After I posted these series of examples, I’ve received a few comments from readers. Some of them using different version of software and can’t run the program successfully, some were happy with the simple code in which they had applied it to some other application, while a few readers were asking for more explanations on how these code work.
Well, I believe I’ve answered the doubt on the different version issue, but not the doubt on more details explanations. Here, I tried to draft a few paragraph to explain the concept hidden behind the code, and hope it helps to answer the readers who ask me about it though email.
1. Image Preprocessing
The image is first being converted to grayscale image follow by the threshing technique, which make the image become binary image. The binary image is then go through connectivity test in order to check for the maximum connected component, which is, the box of the form. After locating the box, the individual characters are then cropped into different sub images that are the raw data for the following feature extraction routine.
The size of the sub-images are not fixed since they are expose to noises which will affect the cropping process to be vary from one to another. This will causing the input of the network become not standard and hence, prohibit the data from feeding through the network. To solve this problem, the sub-images have been resize to 50 by 70 and then by finding the average value in each 10 by 10 blocks, the image can be down to 5 by 7 matrices, with fuzzy value, and become 35 inputs for the network. However, before resize the sub-images, another process must be gone through to eliminate the white space in the boxes.
2. Feature Extraction
The sub-images have to be cropped sharp to the border of the character in order to standardize the sub-images. The image standardization is done by finding the maximum row and column with 1s and with the peak point, increase and decrease the counter until meeting the white space, or the line with all 0s. This technique is shown in figure below where a character “S” is being cropped and resize.

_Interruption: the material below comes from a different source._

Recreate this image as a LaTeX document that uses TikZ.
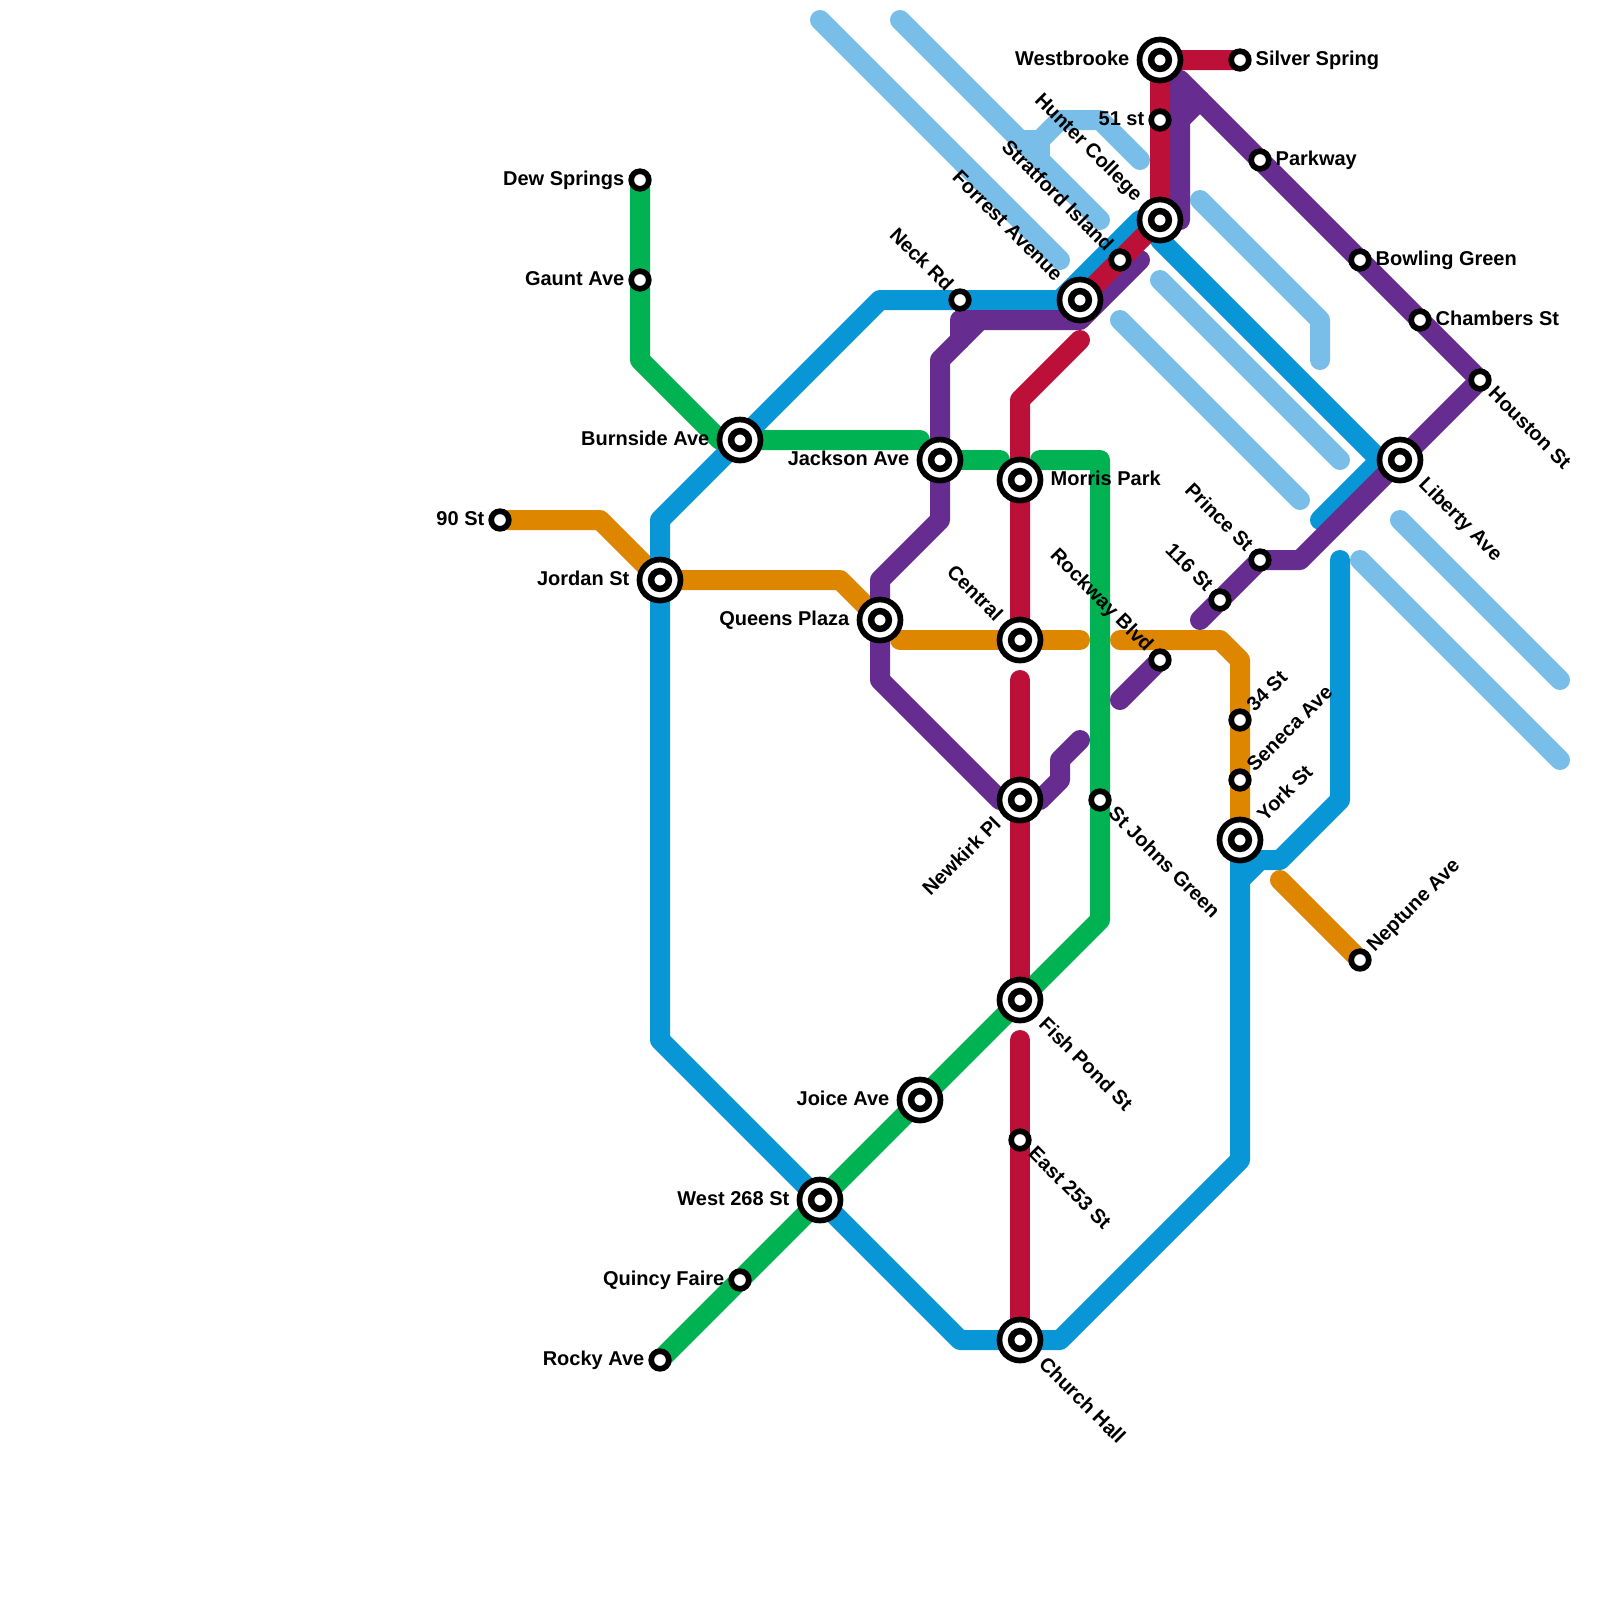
\documentclass[tikz,border=0pt]{standalone}
\usepackage{fontspec}
\setmainfont{Liberation Sans}
\definecolor{clRed}{HTML}{BD1038}
\definecolor{clPurple}{HTML}{662C90}
\definecolor{clBlue}{HTML}{0896D7}
\definecolor{clGreen}{HTML}{00B251}
\definecolor{clOrange}{HTML}{DF8600}
\definecolor{clSky}{HTML}{79BDE9}
\usetikzlibrary{backgrounds}
\tikzset{
  line/.style={line width=.2cm,line cap=round,line join=round,draw=#1},
  stnSmall/.style={circle,draw=black,fill=white,line width=.057cm,minimum size=.176cm,inner sep=0pt},
  stnBig/.style={circle,draw=black,fill=white,line width=.057cm,minimum size=.41cm,inner sep=0pt},
  stnIn/.style={circle,draw=black,fill=white,line width=.065cm,minimum size=.178cm,inner sep=0pt},
  lbl/.style={font=\fontsize{5.69}{6.8}\selectfont\bfseries,text=black,inner sep=0pt},
  lbR/.style={lbl,anchor=mid west,xshift=#1,yshift=.04cm},
  lbL/.style={lbl,anchor=mid east,xshift=-#1,yshift=.04cm},
  lbDR/.style={lbl,anchor=mid west,rotate=-45,xshift=#1,yshift=.04cm},
  lbUL/.style={lbl,anchor=mid east,rotate=-45,xshift=-#1,yshift=.04cm},
  lbUR/.style={lbl,anchor=mid west,rotate=45,xshift=#1,yshift=.04cm},
  lbDL/.style={lbl,anchor=mid east,rotate=45,xshift=-#1,yshift=.04cm},
}
\begin{document}
\begin{tikzpicture}[x=.2cm,y=-.2cm]
  \useasboundingbox (0,0) rectangle (80,80);
  \foreach \nm/\x/\y in {westbrooke/58/3,hunterCollege/58/11,forrestAvenue/54/15,burnsideAve/37/22,jacksonAve/47/23,morrisPark/51/24,libertyAve/70/23,jordanSt/33/29,queensPlaza/44/31,central/51/32,newkirkPl/51/40,yorkSt/62/42,fishPondSt/51/50,joiceAve/46/55,westSt/41/60,churchHall/51/67}
    {\node[stnBig] (\nm) at (\x,\y) {}; \node[stnIn] (\nm-in) at (\nm.center) {};}
  \foreach \nm/\x/\y in {silverSpring/62/3,fiftyFirst/58/6,parkway/63/8,dewSprings/32/9,stratford/56/13,bowlingGreen/68/13,gauntAve/32/14,neckRd/48/15,chambersSt/71/16,houstonSt/74/19,ninetySt/25/26,princeSt/63/28,oneSixteen/61/30,rockwayBlvd/58/33,thirtyFour/62/36,senecaAve/62/39,stJohns/55/40,neptuneAve/68/48,eastSt/51/57,quincyFaire/37/64,rockyAve/33/68}
    \node[stnSmall] (\nm) at (\x,\y) {};
  \coordinate (skyA) at (41,1); \coordinate (skyB) at (53,13);
  \coordinate (skyC) at (45,1); \coordinate (skyD) at (55,11);
  \coordinate (skyE) at (52,7); \coordinate (skyF) at (57,8);
  \coordinate (skyG) at (51,7); \coordinate (skyH) at (52,8);
  \coordinate (skyI) at (60,10); \coordinate (skyJ) at (66,18);
  \coordinate (skyK) at (58,14); \coordinate (skyL) at (67,23);
  \coordinate (skyM) at (56,16); \coordinate (skyN) at (65,25);
  \coordinate (skyO) at (70,26); \coordinate (skyP) at (78,34);
  \coordinate (skyQ) at (68,28); \coordinate (skyR) at (78,38);
  \coordinate (redA) at (54,17); \coordinate (redB) at (51,34); \coordinate (redC) at (51,52);
  \coordinate (bluA) at (66,26); \coordinate (bluB) at (67,28); \coordinate (bluC) at (62,44);
  \coordinate (purA) at (49,16); \coordinate (purB) at (57,13); \coordinate (purC) at (54,37);
  \coordinate (purD) at (60,31); \coordinate (purE) at (56,35); \coordinate (purF) at (60,5);
  \coordinate (grnA) at (46,22); \coordinate (grnB) at (50,23); \coordinate (grnC) at (52,23);
  \coordinate (orgA) at (45,32); \coordinate (orgB) at (54,32); \coordinate (orgC) at (56,32);
  \coordinate (orgD) at (64,44);
  \begin{scope}[on background layer]
    \draw[line=clSky] (skyA) -- (skyB);
    \draw[line=clSky] (skyC) -- (skyD);
    \draw[line=clSky] (skyE) -- (53,6) -- (55,6) -- (skyF);
    \draw[line=clSky] (skyG) -- (skyE) -- (skyH);
    \draw[line=clSky] (skyI) -- (66,16) -- (skyJ);
    \draw[line=clSky] (skyK) -- (skyL);
    \draw[line=clSky] (skyM) -- (skyN);
    \draw[line=clSky] (skyO) -- (skyP);
    \draw[line=clSky] (skyQ) -- (skyR);
    \draw[line=clOrange] (ninetySt.center) -- (30,26) -- (jordanSt.center) -- (42,29) -- (queensPlaza.center);
    \draw[line=clOrange] (orgA) -- (central.center) -- (orgB);
    \draw[line=clOrange] (orgC) -- (61,32) -- (62,33) -- (thirtyFour.center) -- (senecaAve.center) -- (yorkSt.center);
    \draw[line=clOrange] (orgD) -- (neptuneAve.center);
    \draw[line=clGreen] (dewSprings.center) -- (gauntAve.center) -- (32,18) -- (36,22) -- (burnsideAve.center) -- (grnA);
    \draw[line=clGreen] (jacksonAve.center) -- (grnB);
    \draw[line=clGreen] (grnC) -- (55,23) -- (stJohns.center) -- (55,46) -- (fishPondSt.center) -- (joiceAve.center) -- (westSt.center) -- (quincyFaire.center) -- (rockyAve.center);
    \draw[line=clBlue] (hunterCollege.center) -- (57,11) -- (53,15) -- (44,15) -- (burnsideAve.center) -- (33,26) -- (jordanSt.center) -- (33,52) -- (westSt.center) -- (48,67) -- (churchHall.center) -- (53,67) -- (62,58) -- (yorkSt.center);
    \draw[line=clBlue] (hunterCollege.center) -- (58,12) -- (69,23) -- (bluA);
    \draw[line=clBlue] (bluC) -- (63,43) -- (64,43) -- (67,40) -- (bluB);
    \draw[line=clPurple] (purB) -- (54,16) -- (48,16) -- (48,17);
    \draw[line=clPurple] (purA) -- (47,18) -- (jacksonAve.center) -- (47,26) -- (44,29) -- (queensPlaza.center) -- (44,34) -- (50,40) -- (newkirkPl.center) -- (52,40) -- (53,39) -- (53,38) -- (purC);
    \draw[line=clPurple] (hunterCollege.center) -- (59,11) -- (59,4) -- (parkway.center) -- (bowlingGreen.center) -- (chambersSt.center) -- (houstonSt.center) -- (libertyAve.center) -- (65,28) -- (princeSt.center) -- (oneSixteen.center) -- (purD);
    \draw[line=clPurple] (59,6) -- (purF);
    \draw[line=clPurple] (rockwayBlvd.center) -- (purE);
    \draw[line=clRed] (silverSpring.center) -- (westbrooke.center) -- (fiftyFirst.center) -- (hunterCollege.center) -- (stratford.center) -- (forrestAvenue.center);
    \draw[line=clRed] (redA) -- (51,20) -- (morrisPark.center) -- (central.center);
    \draw[line=clRed] (redB) -- (newkirkPl.center) -- (fishPondSt.center);
    \draw[line=clRed] (redC) -- (eastSt.center) -- (churchHall.center);
  \end{scope}
  \node[lbL=.3cm] (lbWestbrooke) at (westbrooke.center) {Westbrooke};
  \node[lbR=.15cm] (lbSilverSpring) at (silverSpring.center) {Silver Spring};
  \node[lbL=.15cm] (lbFiftyFirst) at (fiftyFirst.center) {51 st};
  \node[lbR=.15cm] (lbParkway) at (parkway.center) {Parkway};
  \node[lbUL=.3cm] (lbHunter) at (hunterCollege.center) {Hunter College};
  \node[lbUL=.15cm] (lbStratford) at (stratford.center) {Stratford Island};
  \node[lbUL=.3cm] (lbForrest) at (forrestAvenue.center) {Forrest Avenue};
  \node[lbR=.15cm] (lbBowling) at (bowlingGreen.center) {Bowling Green};
  \node[lbR=.15cm] (lbChambers) at (chambersSt.center) {Chambers St};
  \node[lbDR=.15cm] (lbHouston) at (houstonSt.center) {Houston St};
  \node[lbDR=.3cm] (lbLiberty) at (libertyAve.center) {Liberty Ave};
  \node[lbUL=.15cm] (lbPrince) at (princeSt.center) {Prince St};
  \node[lbUL=.15cm] (lbOneSixteen) at (oneSixteen.center) {116 St};
  \node[lbUL=.15cm] (lbRockway) at (rockwayBlvd.center) {Rockway Blvd};
  \node[lbUR=.15cm] (lbThirtyFour) at (thirtyFour.center) {34 St};
  \node[lbUR=.15cm] (lbSeneca) at (senecaAve.center) {Seneca Ave};
  \node[lbUR=.3cm] (lbYork) at (yorkSt.center) {York St};
  \node[lbUR=.15cm] (lbNeptune) at (neptuneAve.center) {Neptune Ave};
  \node[lbDR=.15cm] (lbStJohns) at (stJohns.center) {St Johns Green};
  \node[lbR=.3cm] (lbMorris) at (morrisPark.center) {Morris Park};
  \node[lbUL=.3cm] (lbCentral) at (central.center) {Central};
  \node[lbDL=.3cm] (lbNewkirk) at (newkirkPl.center) {Newkirk Pl};
  \node[lbDR=.3cm] (lbFishPond) at (fishPondSt.center) {Fish Pond St};
  \node[lbDR=.15cm] (lbEastSt) at (eastSt.center) {East 253 St};
  \node[lbDR=.3cm] (lbChurch) at (churchHall.center) {Church Hall};
  \node[lbL=.3cm] (lbJoice) at (joiceAve.center) {Joice Ave};
  \node[lbL=.3cm] (lbWestSt) at (westSt.center) {West 268 St};
  \node[lbL=.15cm] (lbQuincy) at (quincyFaire.center) {Quincy Faire};
  \node[lbL=.15cm] (lbRocky) at (rockyAve.center) {Rocky Ave};
  \node[lbL=.3cm] (lbJackson) at (jacksonAve.center) {Jackson Ave};
  \node[lbL=.3cm] (lbQueens) at (queensPlaza.center) {Queens Plaza};
  \node[lbL=.3cm] (lbJordan) at (jordanSt.center) {Jordan St};
  \node[lbL=.15cm] (lbNinety) at (ninetySt.center) {90 St};
  \node[lbL=.3cm] (lbBurnside) at (burnsideAve.center) {Burnside Ave};
  \node[lbL=.15cm] (lbDew) at (dewSprings.center) {Dew Springs};
  \node[lbL=.15cm] (lbGaunt) at (gauntAve.center) {Gaunt Ave};
  \node[lbUL=.15cm] (lbNeck) at (neckRd.center) {Neck Rd};
\end{tikzpicture}
\end{document}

The image pre-processing is then followed by the image resize again to meet the network input requirement, 5 by 7 matrices, where the value of 1 will be assign to all pixel where all 10 by 10 box are filled with 1s, as shown below:
Finally, the 5 by 7 matrices is concatenated into a stream so that it can be feed into network 35 input neurons. The input of the network is actually the negative image of the figure, where the input range is 0 to 1, with 0 equal to black and 1 indicate white, while the value in between show the intensity of the relevant pixel.
3. Neural Network Training
Well, I have just met a lecturer in my country and we had a short discussion on the NN for classification purpose. Both of us agree that while using simple FF-BP-NN for classification, the more important thing is the pre-processing of the data. “Rubbish-in, rubbish-out”, always true… So if you were to use NN after this process, it should be quite straight forward after you get the features, which is 5 by 7 = 35 values.